Why is it okay for a man to do household chores in India, but not in Pakistan?
Our ads are hell bent on reinforcing gender roles in a society where women are seen as a weaker and more oppressed sex
There’s all this hype about gender stereotypes. Men feel they’re being blamed unfairly and women feel they’re being wronged. And in this entire hullabaloo, we have feminist movements, academics and celebrities pushing for equality of the sexes.
The word equality carries a lot of weight and varies from person to person. For some it may mean breaking the glass ceiling while for others it could be men sharing chores at home.
A heart moving advertisement, from across the border, manages to make viewers question these particular stereotypes. Sometimes advertisements can be a bit exaggerated, but this particular ad strikes a nerve. Why? Because it focuses on aspects which reflect reality.
It revolves around a working woman returning home from work. She’s seen multitasking between replying to her work emails, neatening the living room, setting the table, serving tea to her husband and putting the clothes in the laundry. Meanwhile her father silently observes each movement of hers and marvels at all that she is doing.
And it’s then he realises how he feels ashamed about the fact he and the daughter’s husband are just sitting there and expecting her to do these chores, just because that’s what’s expected of her. He apologises to her on behalf of most men, an apology which may not even be justified by many because that’s how society and culture moulds males and females.
It would be unfair to say that all men just sit back and watch their mothers, wives or daughters work. I have seen my father help my mother out with household chores on many occasions. This in no way made me lose respect for him; rather it made me feel proud my father managed to overlook silly stereotypes. As a child, my father and mother used to sit and play with my Barbie’s along with me. I think that’s something all parents should do in order to break down rigid stereotypes which usually develop in childhood.
Unfortunately, some may feel the aforementioned points emasculate men or portray them as sissies.
So if we had to analyse these comments, you’d come up with the following points.

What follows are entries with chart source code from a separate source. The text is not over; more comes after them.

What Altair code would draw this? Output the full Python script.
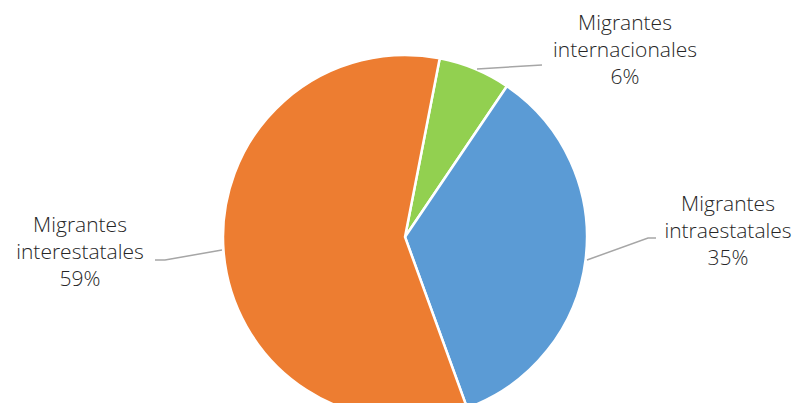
import altair as alt
import pandas as pd

# Data
categories = ["Migrantes internacionales", "Migrantes intraestatales", "Migrantes interestatales"]
values = [6.4, 35.0, 58.6]
labels = ["6%", "35%", "59%"]
colors = ["#92D050", "#5B9BD5", "#ED7D31"]

# Layout constants (chart coordinates)
CX, CY, R = 397, 229, 182
START = 0.192  # radians, clockwise from 12 o'clock

pie_df = pd.DataFrame({"cat": categories, "val": values, "order": [0, 1, 2]})

pie = alt.Chart(pie_df).mark_arc(
    outerRadius=R, stroke="white", strokeWidth=2.5
).encode(
    theta=alt.Theta("val:Q", stack=True, scale=alt.Scale(range=[START, START + 6.283185307])),
    color=alt.Color("cat:N", scale=alt.Scale(domain=categories, range=colors), legend=None),
    order=alt.Order("order:Q"),
    x=alt.value(CX),
    y=alt.value(CY),
)

label_text = [
    "Migrantes\ninternacionales\n" + labels[0],
    "Migrantes\nintraestatales\n" + labels[1],
    "Migrantes\ninterestatales\n" + labels[2],
]
label_x = [617, 720, 72]
label_y = [16, 197, 218]
lab_df = pd.DataFrame({"t": label_text, "x": label_x, "y": label_y})

texts = alt.Chart(lab_df).mark_text(
    font="Open Sans", fontSize=21, fontWeight=300, color="#262626",
    align="center", baseline="middle", lineBreak="\n", lineHeight=27
).encode(
    x=alt.X("x:Q", scale=None),
    y=alt.Y("y:Q", scale=None),
    text="t:N",
)

lead_df = pd.DataFrame({
    "g": ["a", "a", "b", "b", "b", "c", "c", "c"],
    "i": [0, 1, 0, 1, 2, 0, 1, 2],
    "x": [469, 534, 579, 640, 648, 214, 157, 147],
    "y": [61, 57, 252, 230, 230, 242, 252, 252],
})
leaders = alt.Chart(lead_df).mark_line(color="#A6A6A6", strokeWidth=1.5).encode(
    x=alt.X("x:Q", scale=None),
    y=alt.Y("y:Q", scale=None),
    detail="g:N",
    order="i:Q",
)

chart = alt.layer(pie, leaders, texts).properties(
    width=788, height=395, autosize=alt.AutoSizeParams(type="none"), padding=0
).configure_view(stroke=None)

chart.save("out.html", embed_options={"renderer": "svg", "actions": False})
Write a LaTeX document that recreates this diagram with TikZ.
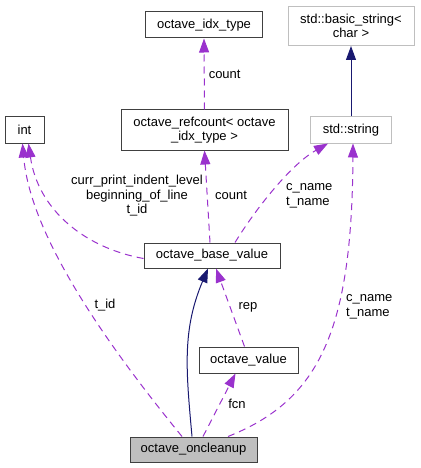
\documentclass[tikz,border=0pt]{standalone}
\usepackage{fontspec}
\setmainfont{Liberation Sans}
\usetikzlibrary{arrows.meta}
\definecolor{usecolor}{HTML}{9A32CD}
\definecolor{inhcolor}{HTML}{191970}
\definecolor{boxline}{HTML}{404040}
\definecolor{extline}{HTML}{BFBFBF}

\begin{document}
\begin{tikzpicture}[
  x=1pt, y=-1pt,
  font=\fontsize{13}{14.5}\selectfont,
  cls/.style={draw=boxline, line width=1pt, align=center, inner sep=1pt},
  extcls/.style={cls, draw=extline},
  usearrow/.style={draw=usecolor, line width=1pt, dash pattern=on 7pt off 5pt,
    -{Triangle[length=14pt, width=10pt, fill=usecolor]}},
  inharrow/.style={draw=inhcolor, line width=1pt,
    -{Triangle[length=14pt, width=10pt, fill=inhcolor]}},
  lbl/.style={inner sep=0pt, align=center},
]
\useasboundingbox (0,0) rectangle (420,468);

% Classes
\node[cls, minimum width=117pt, minimum height=26pt] (idx) at (204,25) {octave\_idx\_type};
\node[extcls, minimum width=126pt, minimum height=39pt] (bstr) at (351,26) {std::basic\_string<\\char >};
\node[cls, minimum width=39pt, minimum height=26pt] (int) at (24.5,130) {int};
\node[cls, minimum width=167pt, minimum height=40pt] (refc) at (204.5,130) {octave\_refcount< octave\\\_idx\_type >};
\node[extcls, minimum width=81pt, minimum height=26pt] (str) at (351,130) {std::string};
\node[cls, minimum width=136pt, minimum height=25pt] (base) at (212,255.5) {octave\_base\_value};
\node[cls, minimum width=99pt, minimum height=26pt] (val) at (248.5,360) {octave\_value};
\node[cls, fill=extline, minimum width=127pt, minimum height=25pt] (oncl) at (193.5,449.5) {octave\_oncleanup};

% Connectors
\draw[inharrow] (str.north) -- (bstr.south);
\draw[usearrow] (refc.north) -- node[lbl, anchor=west, xshift=4pt] {count} (idx.south);
\draw[usearrow] ([xshift=-2pt]base.north) -- (refc.south);
\node[lbl] at (231,195) {count};
\draw[usearrow] ([yshift=-3pt]base.west) .. controls (85,248) and (38,210) .. ([xshift=4pt]int.south);
\node[lbl] at (137,196) {curr\_print\_indent\_level\\beginning\_of\_line\\t\_id};
\draw[usearrow] ([xshift=23pt]base.north) .. controls (255,210) and (290,165) .. ([xshift=-23pt]str.south);
\node[lbl, align=left, anchor=west] at (286,196) {c\_name\\t\_name};
\draw[usearrow] ([xshift=-4pt]val.north) -- ([xshift=4pt]base.south);
\node[lbl] at (248,307) {rep};
\draw[inharrow] ([xshift=-1.5pt]oncl.north) .. controls (186,370) and (182,330) .. ([xshift=-4pt]base.south);
\draw[usearrow] ([xshift=9.5pt]oncl.north) -- ([xshift=-13pt]val.south);
\node[lbl] at (237,404) {fcn};
\draw[usearrow] ([xshift=-11.5pt]oncl.north) .. controls (95,330) and (30,230) .. ([xshift=-2pt]int.south);
\node[lbl] at (105,305) {t\_id};
\draw[usearrow] ([xshift=34.5pt]oncl.north) .. controls (320,400) and (352,330) .. ([xshift=2pt]str.south);
\node[lbl, align=left, anchor=west] at (346,307) {c\_name\\t\_name};
\end{tikzpicture}
\end{document}
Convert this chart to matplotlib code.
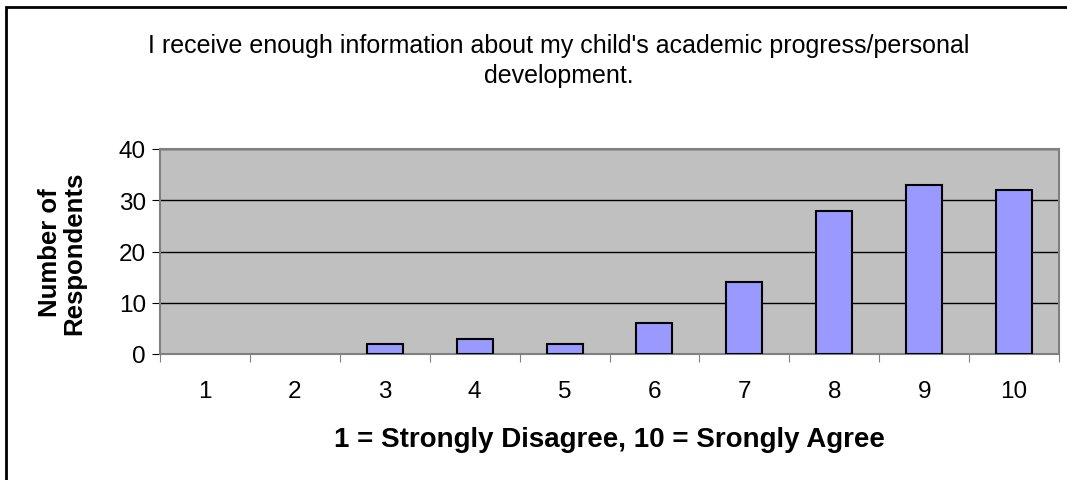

1. Men are only meant to do outdoor chores.
2. If men help out at home, family values are lost.
3. Men performing household chores is a mockery.
These comments are alarming to say the least.
Moreover, the word chore is abused. Chores can be called responsibilities as well, and last I checked everyone has responsibilities, regardless of their sex. Can we not make it a sin for men to share women’s responsibilities and vice versa?
Luckily, stereotypes and mind-sets have nothing to do with nature, they are socially constructed, a focal point which India has picked on.
There’s a rising trend across the border; a trend which is beginning a movement in diminishing stereotypes. On the other hand, Pakistan seems to be stuck in a rut when it comes to creativity and thinking outside-the-box, with the exception of a couple of ads.
Somehow our ads are hell bent on reinforcing gender roles in a society where women are seen as the weaker and more oppressed sex. Women are seen as teaching their daughters how to cook from a young age and the entire family celebrates when she makes her first round roti, some are portrayed as annoying wives asking their husband what they should wear and some are seen as petrified daughters-in-law attempting to make kheer for her in laws.
It’s not wrong if women want to do the above, it’s great if they want to do it out of choice or love. But to just focus on one particular sex doing these things is an issue. It’s the 21st century, these archaic barriers and rigidity in gender roles really need to be thrown into the dustbin of history.